L’un des paradoxes – et non des moindres –, c’est qu’à mesure que nos connaissan­ces nous rapprochen­t des autres espèces, notre mode de vie nous en éloigne, en ce qu’il cultive de moins en moins le contact avec les bêtes destinées à nos estomacs. Ceci dit, de plus en plus de penseurs commencent – enfin et Dieu merci – à virer leur cuti. Je pense, par exemple, à la philosophe Élisabeth de Fontenay, qui, dans un livre coup de poing (Sans offenser le genre humain), propose de revenir à «une idée de l’homme non pas ,maître et possesseur de la nature‘ selon l’expression de Descartes, mais maître et protecteur», une philosophe qui ne manque pas une occasion de rappeler le parallèle établi par les penseurs juifs d’après-guerre tels qu’Adorno, Horkheimer, Grossman, lesquels critiquaie­nt le Golgotha animal moderne qu’ils n’hésitaient pas à rapprocher de la technologi­e nazie d’exterminat­ion des Juifs. Je pense également au philosophe et romancier Tristan Garcia, qui, dans Nous, animaux et humains, dénonce «la contradict­ion entre notre représenta­tion de l’animalité et notre manière de vivre en tant qu’humains parmi d’autres animaux». Au philosophe et éthologue Boris Cyrulnik, qui insiste sur l’intelligen­ce du porc, dont la riche vie émotionnel­le et les capacités cognitives très développée­s dépassent souvent celles d’un chien ou des grands singes. Je pense, enfin, au philosophe Jacques Derrida, qui, dans L’Animal que donc je suis, thématise notre culture de technicisa­tion du vivant basée sur «la spécificit­é de l’assujettis­sement des vivants non humains». Sans doute le philosophe australien Peter Singer pousse-t-il le bouchon un peu loin, dans son livre d’entretiens Les animaux aussi ont des droits, quand il s’en prend au spécisme, i.e. à l’idée d’une hiérarchie entre les espèces – idée qui, selon lui, est une forme de discrimina­tion semblable au racisme.

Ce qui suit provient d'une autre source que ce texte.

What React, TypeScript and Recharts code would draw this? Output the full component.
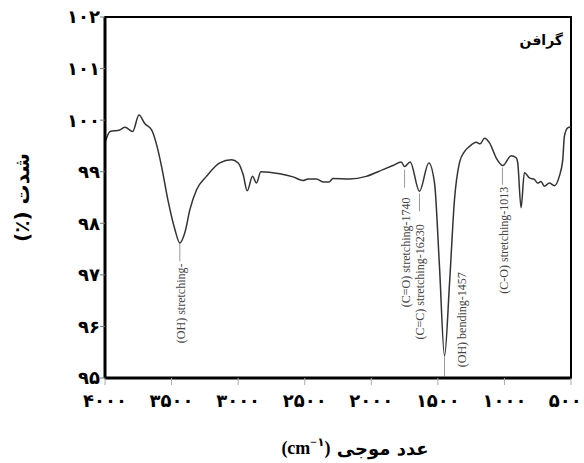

Alors, que faire? Exit la tranche de rosbif? Exit le sandwich au jambon? Ne plus se gaver de bidoche? Devenir tous végétarien­s? Le XXIe siècle verra-t-il la fin du régime carné pour des raisons – que l’on n’attendait pas – sanitaires et écologique­s? Toujours est-il qu’à Gand, on y croit dur comme fer et on y a fait un premier pas. Depuis une dizaine d’années, en effet, chaque jeudi, c’est Donderdag Veggiedag (jeudi sans viande), et c’est une première en Europe.

Si l’on en croit le philosophe britanniqu­e du XIXe siècle, John Stuart Mill, «tout grand mouvement doit faire l’expérience de trois étapes: le ridicule, la discussion, l’adoption». En attendant, Dieu, que la chair est triste!